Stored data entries
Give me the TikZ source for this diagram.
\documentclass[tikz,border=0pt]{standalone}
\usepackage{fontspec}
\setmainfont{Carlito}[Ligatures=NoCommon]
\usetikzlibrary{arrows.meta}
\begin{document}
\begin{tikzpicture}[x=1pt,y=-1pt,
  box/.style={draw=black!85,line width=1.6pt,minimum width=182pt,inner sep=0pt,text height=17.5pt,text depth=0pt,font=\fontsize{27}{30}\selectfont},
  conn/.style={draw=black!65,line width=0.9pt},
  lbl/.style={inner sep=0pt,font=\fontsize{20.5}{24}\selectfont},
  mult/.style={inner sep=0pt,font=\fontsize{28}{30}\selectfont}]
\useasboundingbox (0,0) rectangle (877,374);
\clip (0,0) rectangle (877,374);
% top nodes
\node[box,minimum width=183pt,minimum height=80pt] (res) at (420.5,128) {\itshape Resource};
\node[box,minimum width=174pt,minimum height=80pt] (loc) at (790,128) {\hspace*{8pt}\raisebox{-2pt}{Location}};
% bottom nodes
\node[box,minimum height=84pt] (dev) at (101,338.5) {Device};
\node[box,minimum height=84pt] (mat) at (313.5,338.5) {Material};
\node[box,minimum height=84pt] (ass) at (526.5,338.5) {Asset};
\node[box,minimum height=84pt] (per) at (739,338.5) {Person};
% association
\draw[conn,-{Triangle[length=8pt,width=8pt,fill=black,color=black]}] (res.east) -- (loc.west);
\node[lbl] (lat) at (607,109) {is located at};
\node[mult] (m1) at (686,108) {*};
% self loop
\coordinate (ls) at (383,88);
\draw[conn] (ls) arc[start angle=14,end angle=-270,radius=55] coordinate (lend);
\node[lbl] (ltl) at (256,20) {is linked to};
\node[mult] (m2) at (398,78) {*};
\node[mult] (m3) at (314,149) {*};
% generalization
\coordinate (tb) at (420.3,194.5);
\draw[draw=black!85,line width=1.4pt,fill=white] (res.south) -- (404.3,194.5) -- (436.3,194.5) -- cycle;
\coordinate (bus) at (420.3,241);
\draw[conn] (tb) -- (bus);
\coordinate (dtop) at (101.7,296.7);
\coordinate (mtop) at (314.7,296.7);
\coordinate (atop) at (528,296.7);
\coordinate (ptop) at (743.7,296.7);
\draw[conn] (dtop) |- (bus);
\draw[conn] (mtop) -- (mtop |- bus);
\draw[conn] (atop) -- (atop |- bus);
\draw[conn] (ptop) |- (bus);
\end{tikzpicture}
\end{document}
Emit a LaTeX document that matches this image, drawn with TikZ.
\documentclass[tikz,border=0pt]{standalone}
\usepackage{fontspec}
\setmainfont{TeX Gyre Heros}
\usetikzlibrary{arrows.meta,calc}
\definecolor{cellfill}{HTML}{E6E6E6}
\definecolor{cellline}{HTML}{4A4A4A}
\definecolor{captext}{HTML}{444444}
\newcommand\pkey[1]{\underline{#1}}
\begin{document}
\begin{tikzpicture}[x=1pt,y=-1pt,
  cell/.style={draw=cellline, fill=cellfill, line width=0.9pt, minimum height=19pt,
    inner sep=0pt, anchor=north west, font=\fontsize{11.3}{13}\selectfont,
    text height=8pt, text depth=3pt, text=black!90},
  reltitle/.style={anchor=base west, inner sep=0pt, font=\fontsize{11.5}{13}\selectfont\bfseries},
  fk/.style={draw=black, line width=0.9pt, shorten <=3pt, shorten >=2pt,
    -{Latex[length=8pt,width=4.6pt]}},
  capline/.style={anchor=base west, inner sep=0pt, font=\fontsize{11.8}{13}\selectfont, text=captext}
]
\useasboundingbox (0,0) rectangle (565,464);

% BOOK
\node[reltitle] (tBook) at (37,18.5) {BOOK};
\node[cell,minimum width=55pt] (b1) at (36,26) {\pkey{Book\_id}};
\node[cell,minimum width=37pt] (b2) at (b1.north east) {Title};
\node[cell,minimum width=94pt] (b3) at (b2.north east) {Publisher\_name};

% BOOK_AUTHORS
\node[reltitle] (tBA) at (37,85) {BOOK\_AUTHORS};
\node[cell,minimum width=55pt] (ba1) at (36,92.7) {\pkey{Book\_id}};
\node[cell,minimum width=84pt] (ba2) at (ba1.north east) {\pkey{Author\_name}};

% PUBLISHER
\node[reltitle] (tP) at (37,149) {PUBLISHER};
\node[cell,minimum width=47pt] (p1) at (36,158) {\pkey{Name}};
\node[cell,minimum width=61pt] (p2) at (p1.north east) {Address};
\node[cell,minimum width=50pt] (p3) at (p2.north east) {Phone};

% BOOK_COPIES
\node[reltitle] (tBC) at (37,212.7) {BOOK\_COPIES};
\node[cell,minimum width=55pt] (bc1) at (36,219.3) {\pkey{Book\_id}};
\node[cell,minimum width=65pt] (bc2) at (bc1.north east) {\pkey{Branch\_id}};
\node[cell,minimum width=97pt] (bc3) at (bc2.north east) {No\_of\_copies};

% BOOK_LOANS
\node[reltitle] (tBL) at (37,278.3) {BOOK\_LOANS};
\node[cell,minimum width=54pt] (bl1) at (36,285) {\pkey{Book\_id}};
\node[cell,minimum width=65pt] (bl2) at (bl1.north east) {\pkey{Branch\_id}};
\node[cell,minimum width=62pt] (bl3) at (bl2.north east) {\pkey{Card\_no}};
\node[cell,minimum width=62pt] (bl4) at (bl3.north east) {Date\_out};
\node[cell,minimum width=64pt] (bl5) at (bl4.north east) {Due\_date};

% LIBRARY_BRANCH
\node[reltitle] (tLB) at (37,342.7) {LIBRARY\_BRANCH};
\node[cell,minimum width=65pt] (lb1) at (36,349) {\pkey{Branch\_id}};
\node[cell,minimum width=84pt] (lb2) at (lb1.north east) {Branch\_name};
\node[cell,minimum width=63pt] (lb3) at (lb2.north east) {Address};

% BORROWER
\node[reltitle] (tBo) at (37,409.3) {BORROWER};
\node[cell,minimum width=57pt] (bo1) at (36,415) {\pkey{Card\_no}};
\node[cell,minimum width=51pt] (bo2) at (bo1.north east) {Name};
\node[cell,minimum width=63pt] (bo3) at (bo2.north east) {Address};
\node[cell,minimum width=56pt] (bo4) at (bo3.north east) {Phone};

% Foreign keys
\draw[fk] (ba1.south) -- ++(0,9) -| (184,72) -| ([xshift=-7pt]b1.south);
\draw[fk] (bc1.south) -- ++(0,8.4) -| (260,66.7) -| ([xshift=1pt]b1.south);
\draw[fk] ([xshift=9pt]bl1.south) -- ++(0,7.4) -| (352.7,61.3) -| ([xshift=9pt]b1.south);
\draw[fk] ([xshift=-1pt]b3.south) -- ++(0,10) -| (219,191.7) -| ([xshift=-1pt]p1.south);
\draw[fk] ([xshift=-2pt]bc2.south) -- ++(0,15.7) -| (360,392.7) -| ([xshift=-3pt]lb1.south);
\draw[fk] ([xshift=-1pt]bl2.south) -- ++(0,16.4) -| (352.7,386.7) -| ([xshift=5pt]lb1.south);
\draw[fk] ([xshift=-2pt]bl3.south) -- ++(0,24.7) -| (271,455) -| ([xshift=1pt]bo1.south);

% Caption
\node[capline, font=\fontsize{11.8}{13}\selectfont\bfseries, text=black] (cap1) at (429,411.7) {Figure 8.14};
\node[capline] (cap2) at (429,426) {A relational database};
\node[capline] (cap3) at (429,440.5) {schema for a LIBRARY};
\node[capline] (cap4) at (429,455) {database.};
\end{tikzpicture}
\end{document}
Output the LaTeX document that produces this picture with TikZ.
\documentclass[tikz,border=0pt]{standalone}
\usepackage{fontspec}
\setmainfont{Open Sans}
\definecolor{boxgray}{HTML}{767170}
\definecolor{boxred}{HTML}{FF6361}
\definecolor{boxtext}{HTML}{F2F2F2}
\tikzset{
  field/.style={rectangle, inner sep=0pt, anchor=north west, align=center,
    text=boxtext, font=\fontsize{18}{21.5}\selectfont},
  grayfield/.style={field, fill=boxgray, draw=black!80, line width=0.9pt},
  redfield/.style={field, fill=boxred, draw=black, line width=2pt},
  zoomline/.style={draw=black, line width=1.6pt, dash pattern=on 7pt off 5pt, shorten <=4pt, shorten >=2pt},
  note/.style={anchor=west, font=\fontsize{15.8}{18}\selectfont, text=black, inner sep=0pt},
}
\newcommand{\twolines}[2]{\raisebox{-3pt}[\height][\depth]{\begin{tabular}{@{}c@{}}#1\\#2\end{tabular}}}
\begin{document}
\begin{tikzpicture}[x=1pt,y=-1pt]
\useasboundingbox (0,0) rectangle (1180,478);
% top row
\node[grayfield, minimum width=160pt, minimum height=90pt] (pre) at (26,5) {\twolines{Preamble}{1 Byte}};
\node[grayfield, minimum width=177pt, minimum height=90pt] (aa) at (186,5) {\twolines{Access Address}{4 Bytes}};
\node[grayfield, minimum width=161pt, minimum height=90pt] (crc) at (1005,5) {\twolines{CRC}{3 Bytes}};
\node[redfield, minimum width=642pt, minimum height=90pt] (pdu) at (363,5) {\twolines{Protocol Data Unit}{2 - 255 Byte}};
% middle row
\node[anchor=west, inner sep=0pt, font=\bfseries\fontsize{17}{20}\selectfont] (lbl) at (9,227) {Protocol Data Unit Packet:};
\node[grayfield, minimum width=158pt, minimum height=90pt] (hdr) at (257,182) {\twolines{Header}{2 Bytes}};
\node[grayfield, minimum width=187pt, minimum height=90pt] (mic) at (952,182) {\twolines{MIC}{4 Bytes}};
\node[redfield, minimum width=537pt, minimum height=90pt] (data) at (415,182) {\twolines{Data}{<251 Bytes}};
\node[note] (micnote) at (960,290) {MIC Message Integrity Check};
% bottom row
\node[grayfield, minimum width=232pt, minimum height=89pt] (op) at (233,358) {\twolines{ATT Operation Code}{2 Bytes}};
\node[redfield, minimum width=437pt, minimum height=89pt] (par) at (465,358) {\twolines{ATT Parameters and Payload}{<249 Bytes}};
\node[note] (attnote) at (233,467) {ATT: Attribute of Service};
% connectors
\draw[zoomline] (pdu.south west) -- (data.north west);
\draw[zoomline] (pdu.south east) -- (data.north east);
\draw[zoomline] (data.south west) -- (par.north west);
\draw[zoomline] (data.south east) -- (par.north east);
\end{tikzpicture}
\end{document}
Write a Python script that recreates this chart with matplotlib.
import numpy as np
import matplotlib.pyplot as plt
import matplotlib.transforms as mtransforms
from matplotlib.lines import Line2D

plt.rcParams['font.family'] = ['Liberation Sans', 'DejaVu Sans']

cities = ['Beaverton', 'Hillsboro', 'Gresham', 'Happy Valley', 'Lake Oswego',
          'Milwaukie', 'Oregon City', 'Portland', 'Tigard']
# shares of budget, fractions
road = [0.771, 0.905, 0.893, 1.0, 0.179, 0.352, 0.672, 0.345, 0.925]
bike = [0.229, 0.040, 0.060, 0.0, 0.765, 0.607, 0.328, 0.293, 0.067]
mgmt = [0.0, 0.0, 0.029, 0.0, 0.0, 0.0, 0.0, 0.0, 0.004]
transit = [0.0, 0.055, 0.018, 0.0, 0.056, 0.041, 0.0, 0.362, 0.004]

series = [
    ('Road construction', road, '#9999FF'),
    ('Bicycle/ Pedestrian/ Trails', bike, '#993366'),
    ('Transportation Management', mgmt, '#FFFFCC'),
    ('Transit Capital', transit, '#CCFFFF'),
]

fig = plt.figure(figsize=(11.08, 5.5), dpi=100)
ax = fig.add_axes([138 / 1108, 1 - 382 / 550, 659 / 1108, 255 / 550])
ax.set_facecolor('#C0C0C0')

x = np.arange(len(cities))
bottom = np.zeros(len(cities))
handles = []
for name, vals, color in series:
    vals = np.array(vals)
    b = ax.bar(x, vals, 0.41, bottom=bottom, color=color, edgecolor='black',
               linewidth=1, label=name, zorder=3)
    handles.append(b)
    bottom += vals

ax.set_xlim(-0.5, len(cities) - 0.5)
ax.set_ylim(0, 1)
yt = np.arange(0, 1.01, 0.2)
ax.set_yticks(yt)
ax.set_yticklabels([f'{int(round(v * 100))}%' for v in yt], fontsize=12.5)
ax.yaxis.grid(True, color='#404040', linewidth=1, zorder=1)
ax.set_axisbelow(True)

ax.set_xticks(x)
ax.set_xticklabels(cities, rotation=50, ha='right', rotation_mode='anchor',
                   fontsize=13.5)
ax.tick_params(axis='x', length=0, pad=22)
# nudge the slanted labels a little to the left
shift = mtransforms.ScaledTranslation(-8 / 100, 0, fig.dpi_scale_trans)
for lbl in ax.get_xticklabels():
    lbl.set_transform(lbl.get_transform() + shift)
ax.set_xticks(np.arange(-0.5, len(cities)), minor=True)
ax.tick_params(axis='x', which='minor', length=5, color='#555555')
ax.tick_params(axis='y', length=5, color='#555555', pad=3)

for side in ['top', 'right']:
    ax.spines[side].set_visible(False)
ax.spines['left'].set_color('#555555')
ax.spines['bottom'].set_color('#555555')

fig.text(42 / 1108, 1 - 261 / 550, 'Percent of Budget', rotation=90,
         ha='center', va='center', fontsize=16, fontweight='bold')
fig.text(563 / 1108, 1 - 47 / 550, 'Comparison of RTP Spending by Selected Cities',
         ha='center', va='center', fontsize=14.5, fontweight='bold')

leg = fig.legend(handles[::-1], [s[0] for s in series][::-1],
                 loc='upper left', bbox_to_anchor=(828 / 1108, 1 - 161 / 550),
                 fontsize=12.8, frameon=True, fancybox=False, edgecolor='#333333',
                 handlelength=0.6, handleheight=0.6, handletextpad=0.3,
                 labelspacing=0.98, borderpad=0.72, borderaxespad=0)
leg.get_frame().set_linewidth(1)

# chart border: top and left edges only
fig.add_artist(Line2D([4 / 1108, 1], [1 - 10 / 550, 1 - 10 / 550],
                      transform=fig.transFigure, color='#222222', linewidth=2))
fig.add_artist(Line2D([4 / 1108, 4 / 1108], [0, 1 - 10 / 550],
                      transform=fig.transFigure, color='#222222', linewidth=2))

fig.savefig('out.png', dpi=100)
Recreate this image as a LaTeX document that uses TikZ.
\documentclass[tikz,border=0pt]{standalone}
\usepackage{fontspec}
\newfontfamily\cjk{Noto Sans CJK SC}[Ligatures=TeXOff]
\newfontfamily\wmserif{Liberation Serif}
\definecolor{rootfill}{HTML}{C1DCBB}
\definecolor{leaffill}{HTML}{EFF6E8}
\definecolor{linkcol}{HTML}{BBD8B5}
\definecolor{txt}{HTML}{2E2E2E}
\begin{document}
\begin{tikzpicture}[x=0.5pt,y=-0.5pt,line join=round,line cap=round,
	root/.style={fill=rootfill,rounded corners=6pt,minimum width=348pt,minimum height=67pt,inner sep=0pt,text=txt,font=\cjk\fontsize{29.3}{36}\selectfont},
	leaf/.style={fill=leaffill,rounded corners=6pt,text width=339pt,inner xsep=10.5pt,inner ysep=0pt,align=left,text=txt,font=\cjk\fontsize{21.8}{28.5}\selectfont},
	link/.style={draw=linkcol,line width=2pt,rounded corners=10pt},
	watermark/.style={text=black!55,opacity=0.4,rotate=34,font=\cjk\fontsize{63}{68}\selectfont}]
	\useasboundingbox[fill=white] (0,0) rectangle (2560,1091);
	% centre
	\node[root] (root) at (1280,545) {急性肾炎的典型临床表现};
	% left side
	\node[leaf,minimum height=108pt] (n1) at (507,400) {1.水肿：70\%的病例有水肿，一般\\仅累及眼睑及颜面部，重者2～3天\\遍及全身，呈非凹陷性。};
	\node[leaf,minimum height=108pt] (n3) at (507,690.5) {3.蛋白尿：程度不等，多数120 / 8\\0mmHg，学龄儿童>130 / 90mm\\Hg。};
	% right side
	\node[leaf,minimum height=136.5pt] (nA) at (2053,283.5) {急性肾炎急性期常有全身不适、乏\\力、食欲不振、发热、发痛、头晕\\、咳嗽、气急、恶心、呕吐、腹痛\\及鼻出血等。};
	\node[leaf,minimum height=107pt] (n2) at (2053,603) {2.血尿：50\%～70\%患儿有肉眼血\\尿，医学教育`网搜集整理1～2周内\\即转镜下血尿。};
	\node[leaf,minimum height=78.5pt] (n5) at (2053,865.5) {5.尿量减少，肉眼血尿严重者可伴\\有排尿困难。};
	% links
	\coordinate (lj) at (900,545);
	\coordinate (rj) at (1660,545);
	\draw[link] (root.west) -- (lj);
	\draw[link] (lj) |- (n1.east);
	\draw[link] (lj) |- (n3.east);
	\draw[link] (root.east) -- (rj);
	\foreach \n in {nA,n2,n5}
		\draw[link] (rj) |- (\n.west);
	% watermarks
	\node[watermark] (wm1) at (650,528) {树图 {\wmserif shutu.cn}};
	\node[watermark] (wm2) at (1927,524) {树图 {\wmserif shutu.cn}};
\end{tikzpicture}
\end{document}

Task description → Give again only the lines that run from the line with "Write a Python" to the line with "plt.rcParams['font.family'] = ['Liberation". Include both of those lines exactly as written.

Complete output →
Write a Python script that recreates this chart with matplotlib.
import numpy as np
import matplotlib.pyplot as plt
import matplotlib.transforms as mtransforms
from matplotlib.lines import Line2D

plt.rcParams['font.family'] = ['Liberation Sans', 'DejaVu Sans']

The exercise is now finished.